| Given problem |
Copy everything in the listing below word for word, apart from any images.

| Source excerpt |
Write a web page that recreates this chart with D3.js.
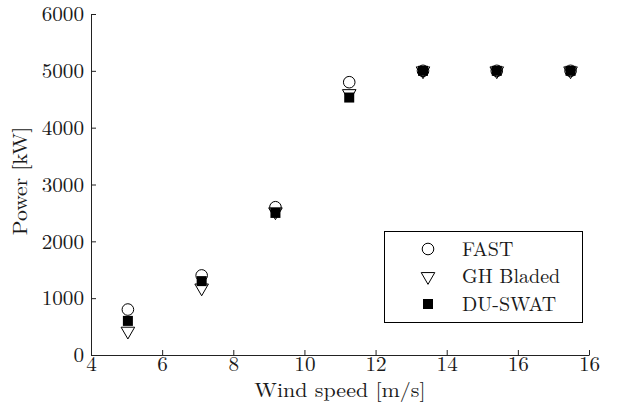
<!DOCTYPE html>
<html>
<head>
<meta charset="utf-8">
<script src="https://cdn.jsdelivr.net/npm/d3@7"></script>
<style>
  body { margin: 0; background: #fff; }
</style>
</head>
<body>
<svg width="623" height="411"></svg>
<script>
// data
const windSpeed = [5, 7, 9, 11, 13, 15, 17];
const fast     = [800, 1400, 2600, 4800, 5000, 5000, 5000];
const bladed   = [420, 1180, 2520, 4600, 5000, 5000, 5000];
const duswat   = [600, 1300, 2500, 4530, 5000, 5000, 5000];
const seriesNames = ["FAST", "GH Bladed", "DU-SWAT"];

// axis ticks (the original figure labels its last tick "16" again)
const xTickValues = [4, 6, 8, 10, 12, 14, 16, 18];
const xTickLabels = ["4", "6", "8", "10", "12", "14", "16", "16"];
const yTickValues = [0, 1000, 2000, 3000, 4000, 5000, 6000];

const svg = d3.select("svg");
const mLeft = 91, mRight = 589, mTop = 14, mBottom = 355;
const font = "'Latin Modern Roman', 'CMU Serif', 'Liberation Serif', serif";
const ink = "#1a1a1a";

// tick axis and marker axis don't line up in the source figure
const xTick = d3.scaleLinear().domain([4, 18]).range([mLeft, mRight]);
const x = d3.scaleLinear().domain([4, 17.5]).range([mLeft, mRight]);
const y = d3.scaleLinear().domain([0, 6000]).range([mBottom, mTop]);

// axes
const gx = svg.append("g").attr("transform", "translate(0," + mBottom + ")")
  .call(d3.axisBottom(xTick).tickValues(xTickValues)
    .tickFormat((d, i) => xTickLabels[i]).tickSizeInner(-5).tickSizeOuter(0).tickPadding(0));
gx.select(".domain").attr("stroke", "#222");
gx.selectAll(".tick line").attr("stroke", "#222");
gx.selectAll(".tick text").style("font-family", font).attr("font-size", 20)
  .attr("y", 16).attr("dy", null).attr("fill", ink)
  .attr("transform", "scale(1.06,1)");

const gy = svg.append("g").attr("transform", "translate(" + mLeft + ",0)")
  .call(d3.axisLeft(y).tickValues(yTickValues).tickFormat(d3.format("d"))
    .tickSizeInner(-5).tickSizeOuter(0).tickPadding(0));
gy.select(".domain").attr("stroke", "#222");
gy.selectAll(".tick line").attr("stroke", "#222");
gy.selectAll(".tick text").style("font-family", font).attr("font-size", 20)
  .attr("x", -7 / 1.06).attr("dy", "0.34em").attr("fill", ink)
  .attr("transform", "scale(1.06,1)");

// axis titles
svg.append("text")
  .attr("transform", "translate(" + (mLeft + mRight) / 2 + ",397) scale(1.1,1)")
  .attr("text-anchor", "middle").attr("font-size", 20).attr("fill", ink)
  .style("font-family", font)
  .text("Wind speed [m/s]");
svg.append("text")
  .attr("transform", "translate(27,181) rotate(-90) scale(1.08,1)")
  .attr("text-anchor", "middle").attr("font-size", 20).attr("fill", ink)
  .style("font-family", font)
  .text("Power [kW]");

// markers
const tri = d3.symbol().type(d3.symbolTriangle).size(80);
function drawCircle(g, cx, cy) {
  g.append("circle").attr("cx", cx).attr("cy", cy).attr("r", 5.8)
    .attr("fill", "none").attr("stroke", "#000").attr("stroke-width", 1);
}
function drawTri(g, cx, cy) {
  g.append("path").attr("d", tri)
    .attr("transform", "translate(" + cx + "," + cy + ") rotate(180)")
    .attr("fill", "none").attr("stroke", "#000").attr("stroke-width", 1);
}
function drawSquare(g, cx, cy) {
  g.append("rect").attr("x", cx - 5).attr("y", cy - 5).attr("width", 10).attr("height", 10)
    .attr("fill", "#000");
}

const pts = svg.append("g");
windSpeed.forEach((w, i) => drawCircle(pts, x(w), y(fast[i])));
windSpeed.forEach((w, i) => drawTri(pts, x(w), y(bladed[i])));
windSpeed.forEach((w, i) => drawSquare(pts, x(w), y(duswat[i])));

// legend
const lg = svg.append("g");
lg.append("rect").attr("x", 384.5).attr("y", 231.5).attr("width", 198).attr("height", 91)
  .attr("fill", "#fff").attr("stroke", "#000").attr("stroke-width", 1);
const drawers = [drawCircle, drawTri, drawSquare];
seriesNames.forEach((name, i) => {
  const ry = 249 + i * 27.5;
  drawers[i](lg, 428, ry);
  lg.append("text")
    .attr("x", 462).attr("y", ry).attr("dy", "0.34em")
    .attr("font-size", 20).attr("fill", ink)
    .style("font-family", font)
    .text(name);
});
</script>
</body>
</html>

| Output |
Write a web page that recreates this chart with D3.js.
<!DOCTYPE html>
<html>
<head>
<meta charset="utf-8">
<script src="https://cdn.jsdelivr.net/npm/d3@7"></script>
<style>
  body { margin: 0; background: #fff; }
</style>
</head>
<body>
<svg width="623" height="411"></svg>
<script>
// data
const windSpeed = [5, 7, 9, 11, 13, 15, 17];
const fast     = [800, 1400, 2600, 4800, 5000, 5000, 5000];
const bladed   = [420, 1180, 2520, 4600, 5000, 5000, 5000];
const duswat   = [600, 1300, 2500, 4530, 5000, 5000, 5000];
const seriesNames = ["FAST", "GH Bladed", "DU-SWAT"];

// axis ticks (the original figure labels its last tick "16" again)
const xTickValues = [4, 6, 8, 10, 12, 14, 16, 18];
const xTickLabels = ["4", "6", "8", "10", "12", "14", "16", "16"];
const yTickValues = [0, 1000, 2000, 3000, 4000, 5000, 6000];

const svg = d3.select("svg");
const mLeft = 91, mRight = 589, mTop = 14, mBottom = 355;
const font = "'Latin Modern Roman', 'CMU Serif', 'Liberation Serif', serif";
const ink = "#1a1a1a";

// tick axis and marker axis don't line up in the source figure
const xTick = d3.scaleLinear().domain([4, 18]).range([mLeft, mRight]);
const x = d3.scaleLinear().domain([4, 17.5]).range([mLeft, mRight]);
const y = d3.scaleLinear().domain([0, 6000]).range([mBottom, mTop]);

// axes
const gx = svg.append("g").attr("transform", "translate(0," + mBottom + ")")
  .call(d3.axisBottom(xTick).tickValues(xTickValues)
    .tickFormat((d, i) => xTickLabels[i]).tickSizeInner(-5).tickSizeOuter(0).tickPadding(0));
gx.select(".domain").attr("stroke", "#222");
gx.selectAll(".tick line").attr("stroke", "#222");
gx.selectAll(".tick text").style("font-family", font).attr("font-size", 20)
  .attr("y", 16).attr("dy", null).attr("fill", ink)
  .attr("transform", "scale(1.06,1)");

const gy = svg.append("g").attr("transform", "translate(" + mLeft + ",0)")
  .call(d3.axisLeft(y).tickValues(yTickValues).tickFormat(d3.format("d"))
    .tickSizeInner(-5).tickSizeOuter(0).tickPadding(0));
gy.select(".domain").attr("stroke", "#222");
gy.selectAll(".tick line").attr("stroke", "#222");
gy.selectAll(".tick text").style("font-family", font).attr("font-size", 20)
  .attr("x", -7 / 1.06).attr("dy", "0.34em").attr("fill", ink)
  .attr("transform", "scale(1.06,1)");

// axis titles
svg.append("text")
  .attr("transform", "translate(" + (mLeft + mRight) / 2 + ",397) scale(1.1,1)")
  .attr("text-anchor", "middle").attr("font-size", 20).attr("fill", ink)
  .style("font-family", font)
  .text("Wind speed [m/s]");
svg.append("text")
  .attr("transform", "translate(27,181) rotate(-90) scale(1.08,1)")
  .attr("text-anchor", "middle").attr("font-size", 20).attr("fill", ink)
  .style("font-family", font)
  .text("Power [kW]");

// markers
const tri = d3.symbol().type(d3.symbolTriangle).size(80);
function drawCircle(g, cx, cy) {
  g.append("circle").attr("cx", cx).attr("cy", cy).attr("r", 5.8)
    .attr("fill", "none").attr("stroke", "#000").attr("stroke-width", 1);
}
function drawTri(g, cx, cy) {
  g.append("path").attr("d", tri)
    .attr("transform", "translate(" + cx + "," + cy + ") rotate(180)")
    .attr("fill", "none").attr("stroke", "#000").attr("stroke-width", 1);
}
function drawSquare(g, cx, cy) {
  g.append("rect").attr("x", cx - 5).attr("y", cy - 5).attr("width", 10).attr("height", 10)
    .attr("fill", "#000");
}

const pts = svg.append("g");
windSpeed.forEach((w, i) => drawCircle(pts, x(w), y(fast[i])));
windSpeed.forEach((w, i) => drawTri(pts, x(w), y(bladed[i])));
windSpeed.forEach((w, i) => drawSquare(pts, x(w), y(duswat[i])));

// legend
const lg = svg.append("g");
lg.append("rect").attr("x", 384.5).attr("y", 231.5).attr("width", 198).attr("height", 91)
  .attr("fill", "#fff").attr("stroke", "#000").attr("stroke-width", 1);
const drawers = [drawCircle, drawTri, drawSquare];
seriesNames.forEach((name, i) => {
  const ry = 249 + i * 27.5;
  drawers[i](lg, 428, ry);
  lg.append("text")
    .attr("x", 462).attr("y", ry).attr("dy", "0.34em")
    .attr("font-size", 20).attr("fill", ink)
    .style("font-family", font)
    .text(name);
});
</script>
</body>
</html>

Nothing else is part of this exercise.